What you will do:
Print word for word the first line of the listing below and every line after it, through the line with "0.0, 0.1, 0.2, 0.4, 0.4, 0.1, 0.1, -0.4]". Leave out the pictures and the rest.

--- Start Data section ---

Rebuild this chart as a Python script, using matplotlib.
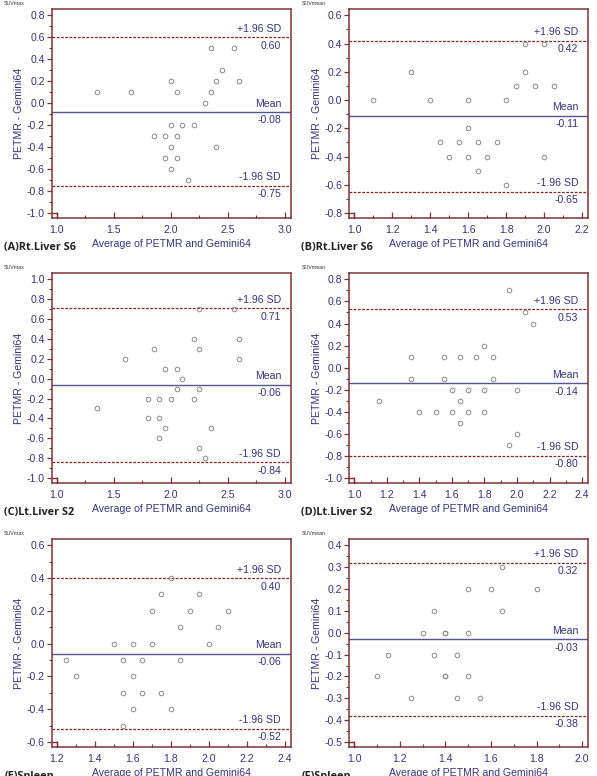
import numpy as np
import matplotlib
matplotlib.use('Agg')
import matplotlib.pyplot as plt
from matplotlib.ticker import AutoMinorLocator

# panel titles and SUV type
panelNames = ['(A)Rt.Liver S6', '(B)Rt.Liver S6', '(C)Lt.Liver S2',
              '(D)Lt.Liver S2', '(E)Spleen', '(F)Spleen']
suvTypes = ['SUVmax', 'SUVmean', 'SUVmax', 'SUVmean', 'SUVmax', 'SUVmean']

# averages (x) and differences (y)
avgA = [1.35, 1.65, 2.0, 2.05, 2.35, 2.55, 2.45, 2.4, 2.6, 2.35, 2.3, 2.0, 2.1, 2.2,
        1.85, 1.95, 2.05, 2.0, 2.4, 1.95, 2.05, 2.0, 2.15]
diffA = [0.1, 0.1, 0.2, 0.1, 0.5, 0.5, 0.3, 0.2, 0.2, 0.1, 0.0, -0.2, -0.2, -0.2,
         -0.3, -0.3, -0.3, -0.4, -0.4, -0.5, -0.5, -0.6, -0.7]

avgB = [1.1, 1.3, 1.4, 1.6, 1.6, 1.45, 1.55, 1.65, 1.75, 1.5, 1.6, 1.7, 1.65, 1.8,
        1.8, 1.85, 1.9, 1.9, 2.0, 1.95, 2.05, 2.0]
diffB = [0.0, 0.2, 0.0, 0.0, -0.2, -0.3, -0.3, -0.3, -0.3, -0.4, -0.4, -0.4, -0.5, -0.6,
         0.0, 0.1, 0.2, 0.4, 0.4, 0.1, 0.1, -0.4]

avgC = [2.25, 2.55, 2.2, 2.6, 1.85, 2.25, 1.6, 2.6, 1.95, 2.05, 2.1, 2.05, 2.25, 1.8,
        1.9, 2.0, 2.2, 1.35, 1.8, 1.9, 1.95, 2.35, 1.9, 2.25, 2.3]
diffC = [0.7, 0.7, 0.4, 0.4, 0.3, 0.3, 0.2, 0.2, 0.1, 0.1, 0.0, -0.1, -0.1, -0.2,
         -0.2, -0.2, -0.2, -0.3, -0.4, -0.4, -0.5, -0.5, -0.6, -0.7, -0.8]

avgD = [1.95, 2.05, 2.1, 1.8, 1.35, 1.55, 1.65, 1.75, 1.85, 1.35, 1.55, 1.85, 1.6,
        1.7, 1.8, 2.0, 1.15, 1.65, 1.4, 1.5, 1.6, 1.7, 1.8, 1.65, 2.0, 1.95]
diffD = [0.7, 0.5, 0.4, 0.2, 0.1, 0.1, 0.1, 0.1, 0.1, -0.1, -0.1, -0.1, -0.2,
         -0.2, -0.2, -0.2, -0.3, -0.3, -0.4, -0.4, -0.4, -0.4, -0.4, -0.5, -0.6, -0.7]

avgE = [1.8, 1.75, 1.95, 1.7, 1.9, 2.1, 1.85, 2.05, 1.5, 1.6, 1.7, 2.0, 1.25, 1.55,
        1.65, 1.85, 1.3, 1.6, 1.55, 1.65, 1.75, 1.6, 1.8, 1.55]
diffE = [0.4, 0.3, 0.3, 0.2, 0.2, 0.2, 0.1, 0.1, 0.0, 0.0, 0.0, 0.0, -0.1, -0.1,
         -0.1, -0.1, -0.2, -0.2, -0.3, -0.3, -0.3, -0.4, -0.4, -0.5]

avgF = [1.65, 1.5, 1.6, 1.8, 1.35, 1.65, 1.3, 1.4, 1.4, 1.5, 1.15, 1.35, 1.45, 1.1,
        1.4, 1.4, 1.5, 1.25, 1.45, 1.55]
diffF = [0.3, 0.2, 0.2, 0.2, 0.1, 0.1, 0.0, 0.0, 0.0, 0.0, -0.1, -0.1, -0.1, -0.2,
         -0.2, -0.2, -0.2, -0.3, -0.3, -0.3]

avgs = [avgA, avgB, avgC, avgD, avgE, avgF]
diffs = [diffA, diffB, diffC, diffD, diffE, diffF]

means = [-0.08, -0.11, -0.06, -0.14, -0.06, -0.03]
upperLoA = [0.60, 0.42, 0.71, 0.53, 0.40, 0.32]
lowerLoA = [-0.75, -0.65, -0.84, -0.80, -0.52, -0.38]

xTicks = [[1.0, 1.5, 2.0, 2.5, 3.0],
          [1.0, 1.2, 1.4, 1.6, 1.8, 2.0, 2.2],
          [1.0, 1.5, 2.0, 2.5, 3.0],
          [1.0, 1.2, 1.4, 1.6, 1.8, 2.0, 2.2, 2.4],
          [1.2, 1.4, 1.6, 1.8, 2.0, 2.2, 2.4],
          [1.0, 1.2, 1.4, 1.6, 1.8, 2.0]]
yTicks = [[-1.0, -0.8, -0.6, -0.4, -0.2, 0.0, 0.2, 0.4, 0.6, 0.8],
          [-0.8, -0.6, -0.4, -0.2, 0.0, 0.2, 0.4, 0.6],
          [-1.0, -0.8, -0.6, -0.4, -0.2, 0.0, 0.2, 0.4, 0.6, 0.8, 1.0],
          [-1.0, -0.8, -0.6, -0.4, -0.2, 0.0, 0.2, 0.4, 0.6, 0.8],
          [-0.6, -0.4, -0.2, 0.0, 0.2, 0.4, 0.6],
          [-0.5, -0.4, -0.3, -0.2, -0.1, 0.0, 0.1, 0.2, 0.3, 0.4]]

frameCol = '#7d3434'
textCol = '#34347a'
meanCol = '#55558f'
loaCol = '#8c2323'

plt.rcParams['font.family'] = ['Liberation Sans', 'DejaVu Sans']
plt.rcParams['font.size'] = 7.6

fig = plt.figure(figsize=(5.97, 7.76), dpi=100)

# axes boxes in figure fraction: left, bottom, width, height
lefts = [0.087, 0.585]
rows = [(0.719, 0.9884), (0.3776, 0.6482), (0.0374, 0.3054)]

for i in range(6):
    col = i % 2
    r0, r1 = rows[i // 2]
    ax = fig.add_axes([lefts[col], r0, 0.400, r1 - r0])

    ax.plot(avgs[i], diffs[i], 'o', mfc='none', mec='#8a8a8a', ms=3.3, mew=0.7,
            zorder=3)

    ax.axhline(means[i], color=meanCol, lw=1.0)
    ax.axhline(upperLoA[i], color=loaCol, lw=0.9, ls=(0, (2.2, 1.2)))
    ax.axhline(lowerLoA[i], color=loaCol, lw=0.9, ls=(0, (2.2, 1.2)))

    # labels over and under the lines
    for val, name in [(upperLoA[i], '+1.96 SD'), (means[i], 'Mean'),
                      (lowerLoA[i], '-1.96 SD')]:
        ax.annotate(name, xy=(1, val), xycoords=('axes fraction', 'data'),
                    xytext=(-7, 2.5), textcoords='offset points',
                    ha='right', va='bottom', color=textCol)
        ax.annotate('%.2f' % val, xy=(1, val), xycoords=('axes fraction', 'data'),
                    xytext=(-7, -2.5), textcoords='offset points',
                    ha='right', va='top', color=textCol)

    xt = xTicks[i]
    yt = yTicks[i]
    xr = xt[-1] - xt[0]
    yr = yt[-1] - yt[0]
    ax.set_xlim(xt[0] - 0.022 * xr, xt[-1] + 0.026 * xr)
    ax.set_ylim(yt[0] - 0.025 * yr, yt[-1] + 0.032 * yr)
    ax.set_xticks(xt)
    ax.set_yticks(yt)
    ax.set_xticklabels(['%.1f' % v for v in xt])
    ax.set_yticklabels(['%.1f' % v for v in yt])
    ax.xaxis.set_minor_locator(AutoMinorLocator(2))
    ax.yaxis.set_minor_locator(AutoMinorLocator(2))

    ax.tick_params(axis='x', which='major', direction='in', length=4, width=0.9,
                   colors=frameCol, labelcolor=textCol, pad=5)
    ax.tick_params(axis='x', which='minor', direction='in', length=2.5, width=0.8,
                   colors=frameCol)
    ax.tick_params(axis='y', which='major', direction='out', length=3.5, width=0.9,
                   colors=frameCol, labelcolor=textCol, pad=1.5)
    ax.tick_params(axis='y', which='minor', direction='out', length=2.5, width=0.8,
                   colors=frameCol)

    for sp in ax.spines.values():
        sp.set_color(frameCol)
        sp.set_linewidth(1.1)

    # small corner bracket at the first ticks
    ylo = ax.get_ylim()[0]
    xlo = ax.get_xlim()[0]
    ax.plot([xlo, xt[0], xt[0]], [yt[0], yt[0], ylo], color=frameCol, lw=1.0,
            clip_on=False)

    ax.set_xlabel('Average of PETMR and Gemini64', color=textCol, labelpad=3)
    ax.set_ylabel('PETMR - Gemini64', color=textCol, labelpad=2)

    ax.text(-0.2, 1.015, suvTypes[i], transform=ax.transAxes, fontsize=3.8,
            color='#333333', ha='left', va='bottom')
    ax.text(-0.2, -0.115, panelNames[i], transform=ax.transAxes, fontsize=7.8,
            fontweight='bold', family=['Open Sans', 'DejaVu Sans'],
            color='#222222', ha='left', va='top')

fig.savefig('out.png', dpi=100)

--- End Data section ---

Final result:
Rebuild this chart as a Python script, using matplotlib.
import numpy as np
import matplotlib
matplotlib.use('Agg')
import matplotlib.pyplot as plt
from matplotlib.ticker import AutoMinorLocator

# panel titles and SUV type
panelNames = ['(A)Rt.Liver S6', '(B)Rt.Liver S6', '(C)Lt.Liver S2',
              '(D)Lt.Liver S2', '(E)Spleen', '(F)Spleen']
suvTypes = ['SUVmax', 'SUVmean', 'SUVmax', 'SUVmean', 'SUVmax', 'SUVmean']

# averages (x) and differences (y)
avgA = [1.35, 1.65, 2.0, 2.05, 2.35, 2.55, 2.45, 2.4, 2.6, 2.35, 2.3, 2.0, 2.1, 2.2,
        1.85, 1.95, 2.05, 2.0, 2.4, 1.95, 2.05, 2.0, 2.15]
diffA = [0.1, 0.1, 0.2, 0.1, 0.5, 0.5, 0.3, 0.2, 0.2, 0.1, 0.0, -0.2, -0.2, -0.2,
         -0.3, -0.3, -0.3, -0.4, -0.4, -0.5, -0.5, -0.6, -0.7]

avgB = [1.1, 1.3, 1.4, 1.6, 1.6, 1.45, 1.55, 1.65, 1.75, 1.5, 1.6, 1.7, 1.65, 1.8,
        1.8, 1.85, 1.9, 1.9, 2.0, 1.95, 2.05, 2.0]
diffB = [0.0, 0.2, 0.0, 0.0, -0.2, -0.3, -0.3, -0.3, -0.3, -0.4, -0.4, -0.4, -0.5, -0.6,
         0.0, 0.1, 0.2, 0.4, 0.4, 0.1, 0.1, -0.4]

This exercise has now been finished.